WHAT THE EXERCISE ASKS:
Return precisely the span of lines from the top of the material below to the line containing "-5.4, -5.2, -5];", both included. Pictures are excluded.

INFORMATION PROVIDED:
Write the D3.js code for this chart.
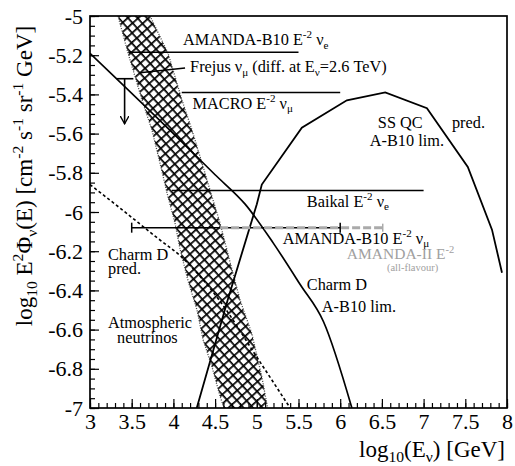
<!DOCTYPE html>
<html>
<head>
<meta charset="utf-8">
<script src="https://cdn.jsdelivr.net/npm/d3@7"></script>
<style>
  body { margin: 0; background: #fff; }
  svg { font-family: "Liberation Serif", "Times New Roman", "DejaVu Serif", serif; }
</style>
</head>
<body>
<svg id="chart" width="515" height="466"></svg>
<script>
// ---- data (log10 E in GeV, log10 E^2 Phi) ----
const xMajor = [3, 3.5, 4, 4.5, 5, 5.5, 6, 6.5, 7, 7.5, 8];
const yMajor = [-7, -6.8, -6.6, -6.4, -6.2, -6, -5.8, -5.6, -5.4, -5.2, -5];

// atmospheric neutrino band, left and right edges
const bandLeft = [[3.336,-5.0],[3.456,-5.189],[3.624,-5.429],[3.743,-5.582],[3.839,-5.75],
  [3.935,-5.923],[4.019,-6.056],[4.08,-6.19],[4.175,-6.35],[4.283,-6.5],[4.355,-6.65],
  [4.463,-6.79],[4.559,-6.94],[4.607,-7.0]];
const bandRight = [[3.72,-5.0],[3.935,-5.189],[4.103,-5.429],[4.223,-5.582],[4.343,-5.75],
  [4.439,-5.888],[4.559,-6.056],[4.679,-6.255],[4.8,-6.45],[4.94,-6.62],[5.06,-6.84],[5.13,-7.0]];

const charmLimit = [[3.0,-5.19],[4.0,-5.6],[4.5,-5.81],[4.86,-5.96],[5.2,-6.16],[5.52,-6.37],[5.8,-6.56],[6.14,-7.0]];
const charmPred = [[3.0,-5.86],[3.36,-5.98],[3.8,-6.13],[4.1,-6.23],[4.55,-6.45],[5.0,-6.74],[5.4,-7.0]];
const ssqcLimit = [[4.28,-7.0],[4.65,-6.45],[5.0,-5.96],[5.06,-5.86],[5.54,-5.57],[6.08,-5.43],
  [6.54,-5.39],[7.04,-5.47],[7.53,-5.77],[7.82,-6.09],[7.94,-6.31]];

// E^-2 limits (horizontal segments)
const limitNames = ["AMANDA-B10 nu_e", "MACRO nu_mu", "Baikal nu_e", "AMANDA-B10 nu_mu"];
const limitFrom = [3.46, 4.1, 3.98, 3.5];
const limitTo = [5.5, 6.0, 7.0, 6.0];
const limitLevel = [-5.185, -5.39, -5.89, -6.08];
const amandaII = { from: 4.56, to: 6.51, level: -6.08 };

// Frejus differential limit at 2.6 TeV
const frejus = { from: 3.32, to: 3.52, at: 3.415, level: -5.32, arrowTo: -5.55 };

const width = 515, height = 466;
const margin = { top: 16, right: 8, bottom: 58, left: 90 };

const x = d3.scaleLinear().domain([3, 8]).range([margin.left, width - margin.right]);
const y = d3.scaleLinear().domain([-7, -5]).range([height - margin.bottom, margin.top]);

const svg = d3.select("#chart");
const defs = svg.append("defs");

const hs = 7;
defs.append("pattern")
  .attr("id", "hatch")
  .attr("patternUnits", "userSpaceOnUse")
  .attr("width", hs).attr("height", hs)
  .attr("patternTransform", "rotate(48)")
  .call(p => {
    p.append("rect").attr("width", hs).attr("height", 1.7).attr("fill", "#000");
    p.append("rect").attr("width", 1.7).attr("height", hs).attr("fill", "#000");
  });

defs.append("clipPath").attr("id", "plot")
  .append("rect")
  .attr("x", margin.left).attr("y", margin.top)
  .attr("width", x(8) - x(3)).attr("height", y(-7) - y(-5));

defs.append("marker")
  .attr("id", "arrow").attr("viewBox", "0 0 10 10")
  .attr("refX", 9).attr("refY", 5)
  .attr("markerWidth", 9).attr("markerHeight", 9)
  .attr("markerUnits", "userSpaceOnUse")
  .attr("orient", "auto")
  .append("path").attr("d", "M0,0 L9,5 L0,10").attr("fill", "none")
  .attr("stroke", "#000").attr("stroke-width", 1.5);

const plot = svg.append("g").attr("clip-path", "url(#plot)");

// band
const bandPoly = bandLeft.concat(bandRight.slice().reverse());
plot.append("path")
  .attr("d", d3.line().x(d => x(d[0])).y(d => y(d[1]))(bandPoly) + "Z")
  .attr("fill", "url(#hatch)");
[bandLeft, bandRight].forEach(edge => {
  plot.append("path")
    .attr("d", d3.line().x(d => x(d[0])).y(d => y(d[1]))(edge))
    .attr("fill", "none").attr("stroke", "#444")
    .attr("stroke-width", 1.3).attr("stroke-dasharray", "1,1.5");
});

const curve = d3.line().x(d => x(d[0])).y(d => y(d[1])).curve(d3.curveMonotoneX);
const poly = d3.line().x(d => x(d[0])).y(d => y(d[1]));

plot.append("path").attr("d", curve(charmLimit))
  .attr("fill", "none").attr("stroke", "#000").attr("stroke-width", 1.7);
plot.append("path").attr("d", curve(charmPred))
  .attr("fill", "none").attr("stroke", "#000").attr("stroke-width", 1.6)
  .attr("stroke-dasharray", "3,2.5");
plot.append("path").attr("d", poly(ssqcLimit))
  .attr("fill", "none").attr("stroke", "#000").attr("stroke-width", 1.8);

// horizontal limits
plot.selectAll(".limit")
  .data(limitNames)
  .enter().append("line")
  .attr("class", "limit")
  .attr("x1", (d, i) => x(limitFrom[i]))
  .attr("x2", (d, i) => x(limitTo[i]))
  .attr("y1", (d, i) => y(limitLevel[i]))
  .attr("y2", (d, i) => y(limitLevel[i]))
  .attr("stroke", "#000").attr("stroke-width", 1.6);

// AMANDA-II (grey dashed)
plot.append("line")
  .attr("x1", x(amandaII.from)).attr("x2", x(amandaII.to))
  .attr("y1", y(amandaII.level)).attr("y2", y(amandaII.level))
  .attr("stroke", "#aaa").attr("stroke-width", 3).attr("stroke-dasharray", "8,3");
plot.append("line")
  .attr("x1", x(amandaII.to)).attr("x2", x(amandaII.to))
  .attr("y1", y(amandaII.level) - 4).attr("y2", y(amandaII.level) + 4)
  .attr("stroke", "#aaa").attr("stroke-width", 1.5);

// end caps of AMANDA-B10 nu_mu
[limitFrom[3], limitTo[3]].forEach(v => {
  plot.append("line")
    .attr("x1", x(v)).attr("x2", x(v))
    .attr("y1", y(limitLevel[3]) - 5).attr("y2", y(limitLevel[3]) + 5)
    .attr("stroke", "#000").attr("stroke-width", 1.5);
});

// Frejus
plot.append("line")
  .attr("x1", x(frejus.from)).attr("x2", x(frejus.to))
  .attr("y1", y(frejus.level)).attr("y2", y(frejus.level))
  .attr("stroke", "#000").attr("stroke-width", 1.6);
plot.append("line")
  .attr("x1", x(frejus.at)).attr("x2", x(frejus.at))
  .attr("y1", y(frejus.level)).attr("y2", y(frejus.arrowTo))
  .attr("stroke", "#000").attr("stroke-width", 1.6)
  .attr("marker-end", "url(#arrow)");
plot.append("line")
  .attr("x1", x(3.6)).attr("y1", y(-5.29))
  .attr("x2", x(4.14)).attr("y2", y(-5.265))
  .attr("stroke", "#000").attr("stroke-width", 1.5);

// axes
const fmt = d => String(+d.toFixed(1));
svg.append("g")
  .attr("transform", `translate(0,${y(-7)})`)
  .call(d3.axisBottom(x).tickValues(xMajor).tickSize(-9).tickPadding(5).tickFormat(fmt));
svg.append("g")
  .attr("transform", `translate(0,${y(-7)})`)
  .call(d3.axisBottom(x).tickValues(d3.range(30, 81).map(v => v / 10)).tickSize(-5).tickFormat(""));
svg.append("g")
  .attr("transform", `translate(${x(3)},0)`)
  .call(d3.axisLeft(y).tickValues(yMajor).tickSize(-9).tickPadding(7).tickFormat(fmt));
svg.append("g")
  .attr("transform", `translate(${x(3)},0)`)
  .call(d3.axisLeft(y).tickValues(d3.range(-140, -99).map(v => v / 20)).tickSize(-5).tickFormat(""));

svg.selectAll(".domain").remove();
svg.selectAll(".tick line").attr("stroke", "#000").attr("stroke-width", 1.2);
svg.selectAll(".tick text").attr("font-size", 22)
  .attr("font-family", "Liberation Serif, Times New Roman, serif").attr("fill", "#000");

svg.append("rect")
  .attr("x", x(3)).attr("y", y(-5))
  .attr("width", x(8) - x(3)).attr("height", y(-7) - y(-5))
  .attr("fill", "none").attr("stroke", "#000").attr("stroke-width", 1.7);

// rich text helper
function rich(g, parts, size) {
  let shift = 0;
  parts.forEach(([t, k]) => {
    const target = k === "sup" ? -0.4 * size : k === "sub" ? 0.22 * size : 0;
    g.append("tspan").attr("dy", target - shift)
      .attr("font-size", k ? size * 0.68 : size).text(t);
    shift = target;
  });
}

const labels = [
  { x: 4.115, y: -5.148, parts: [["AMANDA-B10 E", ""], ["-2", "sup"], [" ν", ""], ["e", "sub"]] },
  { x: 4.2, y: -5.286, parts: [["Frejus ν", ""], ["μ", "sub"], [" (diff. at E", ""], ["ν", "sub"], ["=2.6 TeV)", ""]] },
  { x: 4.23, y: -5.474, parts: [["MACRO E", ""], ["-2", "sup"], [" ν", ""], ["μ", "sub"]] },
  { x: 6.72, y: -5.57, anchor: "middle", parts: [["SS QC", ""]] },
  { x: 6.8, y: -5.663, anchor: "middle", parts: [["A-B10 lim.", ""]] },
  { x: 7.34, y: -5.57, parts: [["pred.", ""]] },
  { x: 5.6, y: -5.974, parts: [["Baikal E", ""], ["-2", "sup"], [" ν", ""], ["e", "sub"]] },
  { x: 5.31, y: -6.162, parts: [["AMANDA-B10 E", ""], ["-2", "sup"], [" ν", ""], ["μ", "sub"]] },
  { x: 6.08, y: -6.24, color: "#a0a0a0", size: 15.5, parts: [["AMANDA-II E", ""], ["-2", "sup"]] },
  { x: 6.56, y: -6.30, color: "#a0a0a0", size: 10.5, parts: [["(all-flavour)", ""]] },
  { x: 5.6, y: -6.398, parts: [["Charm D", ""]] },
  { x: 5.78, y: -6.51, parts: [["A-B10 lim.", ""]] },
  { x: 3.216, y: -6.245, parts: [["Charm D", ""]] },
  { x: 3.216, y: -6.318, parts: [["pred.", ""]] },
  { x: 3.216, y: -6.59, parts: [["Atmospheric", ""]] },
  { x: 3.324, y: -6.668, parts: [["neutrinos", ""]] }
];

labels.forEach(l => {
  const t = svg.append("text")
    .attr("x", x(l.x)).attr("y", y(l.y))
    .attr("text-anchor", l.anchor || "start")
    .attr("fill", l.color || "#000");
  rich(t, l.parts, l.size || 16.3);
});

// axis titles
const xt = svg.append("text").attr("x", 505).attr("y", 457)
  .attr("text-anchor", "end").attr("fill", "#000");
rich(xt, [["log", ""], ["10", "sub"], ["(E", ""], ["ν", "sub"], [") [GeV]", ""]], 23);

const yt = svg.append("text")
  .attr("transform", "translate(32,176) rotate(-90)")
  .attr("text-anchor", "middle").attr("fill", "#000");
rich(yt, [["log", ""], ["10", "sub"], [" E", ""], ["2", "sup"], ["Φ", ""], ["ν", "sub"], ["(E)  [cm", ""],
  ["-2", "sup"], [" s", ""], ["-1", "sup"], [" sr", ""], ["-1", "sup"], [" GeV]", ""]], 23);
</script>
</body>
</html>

CORRECT OUTPUT:
Write the D3.js code for this chart.
<!DOCTYPE html>
<html>
<head>
<meta charset="utf-8">
<script src="https://cdn.jsdelivr.net/npm/d3@7"></script>
<style>
  body { margin: 0; background: #fff; }
  svg { font-family: "Liberation Serif", "Times New Roman", "DejaVu Serif", serif; }
</style>
</head>
<body>
<svg id="chart" width="515" height="466"></svg>
<script>
// ---- data (log10 E in GeV, log10 E^2 Phi) ----
const xMajor = [3, 3.5, 4, 4.5, 5, 5.5, 6, 6.5, 7, 7.5, 8];
const yMajor = [-7, -6.8, -6.6, -6.4, -6.2, -6, -5.8, -5.6, -5.4, -5.2, -5];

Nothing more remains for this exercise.